For a long time, my weekends just happened to me.
Friday night would arrive, I’d collapse on the sofa, and by the time Sunday evening rolled around, I’d have that familiar sinking feeling, the one where you’re not sure where the time went, you’re not rested, and Monday feels like a wall you’re about to walk into face-first. Sound familiar?
I wasn’t lazy. I wasn’t wasting time on purpose. I just had no real plan for my weekends, and no plan meant defaulting to whatever was easiest: endless scrolling, half-watching shows, and a few half-hearted chores. It looked like rest. It didn’t feel like it.
The shift happened when I started treating my weekends the way I treated the rest of my life, with a bit of intention. Not a rigid timetable. Not a productivity-optimised schedule. Just a loose framework that meant my time off was actually working for me.

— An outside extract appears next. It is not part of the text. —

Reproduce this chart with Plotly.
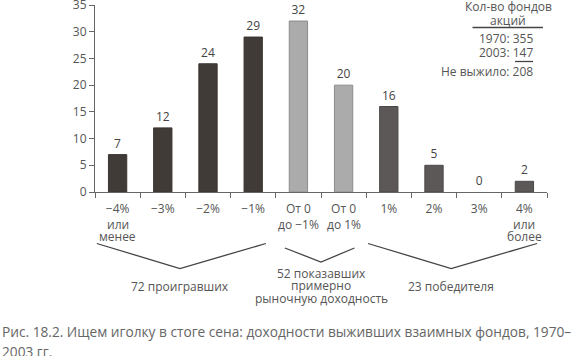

Why “Doing Nothing” Often Feels Like Nothing
There’s a difference between rest and recovery. Lying on the sofa doomscrolling is technically rest, but it doesn’t restore you the same way a walk, a good meal with someone you care about, or even an hour of reading does. Intentional rest involves consciously choosing activities that restore mental, emotional, and physical energy. It’s purposeful and aligned with what you actually need, rather than just a default pause.
Research shows that intentional weekend planning, whether for relaxation, social time, physical activity, or simply genuine rest, can significantly impact both mental and physical wellbeing. The key word there is “intentional.” Not packed. Not productive. Just chosen.
That distinction changed how I thought about my time off entirely.
The Simple Framework I Actually Use
I don’t plan every hour. What I do is split my weekend loosely into two types of time: time that recharges me, and time that I genuinely enjoy. They overlap a lot, but keeping both in mind stops me from spending 48 hours doing things I feel like I should do, like cleaning, errands, and admin, without leaving room for things that actually fill me back up.
Saturday tends to be my “out in the world” day. A morning walk, seeing a friend, trying somewhere new for lunch, getting the grocery run done without rushing. It’s active, social, and gets me out of my own head.
Sunday is slower by design. I sleep a bit later, make a proper breakfast, and protect the afternoon for whatever I actually feel like doing: reading, cooking something new, or watching a film without guilt. I try not to make big plans on Sunday afternoons because that’s when I tend to need the most quiet.
It sounds simple because it is. The point isn’t to fill every hour with enriching activities. It’s to make sure the weekend doesn’t disappear into a blur of passive time that leaves you feeling oddly worse than when it started.
What I Stopped Doing (And It Helped More Than Anything I Started)
This part doesn’t get talked about enough. Intentional weekends aren’t just about adding things in. They’re about taking things out.
I stopped checking work emails on Saturday mornings. I stopped making weekend plans out of obligation. I stopped treating Sunday as a prep day for Monday, which mostly just meant spending the day quietly dreading the week ahead.
That last one was the biggest change. Weekends are most restorative when they allow genuine mental detachment from work, not just physical distance, but actual psychological space to step away and recover. For me, that meant creating a proper boundary between Sunday and Monday rather than letting them bleed into each other.
The Sunday scaries didn’t disappear entirely, but they got a lot quieter once I stopped treating the day like a waiting room.
The Role of Small Rituals
I’m not a morning routine person, at least not in the way that lifestyle content usually sells it. I don’t wake up at 5am, journal for an hour, and meditate before sunrise. What I do have is a few small rituals that signal to my brain that the weekend is different from the week.
Saturday morning coffee made slowly, not grabbed on the way to something. A walk without headphones at least once over the weekend. A proper sit-down dinner on Sunday rather than eating in front of a screen. None of these are remarkable. All of them matter more than they should.
Intentional rest lowers the stress hormone cortisol, reduces anxiety, and improves focus, and it works precisely because it gives your brain space to rest and reset rather than constantly process input. Rituals do that. They create small pockets of genuine stillness in a weekend that might otherwise stay at the same low hum of distraction all the way through.
You Don’t Need a Perfect Weekend
The goal isn’t a curated, Instagram-worthy two days. Some weekends are genuinely unproductive, messy, or just fine. That’s normal, and mostly good. Life doesn’t need to be optimised.
What intentional weekends gave me wasn’t a perfect routine. It was the sense that I was choosing how my time off went, rather than just watching it disappear. That feeling alone, of agency over your own rest, is worth more than any particular activity you fill it with.
Monday still arrives. It always does. But it lands differently when you’ve actually had a weekend.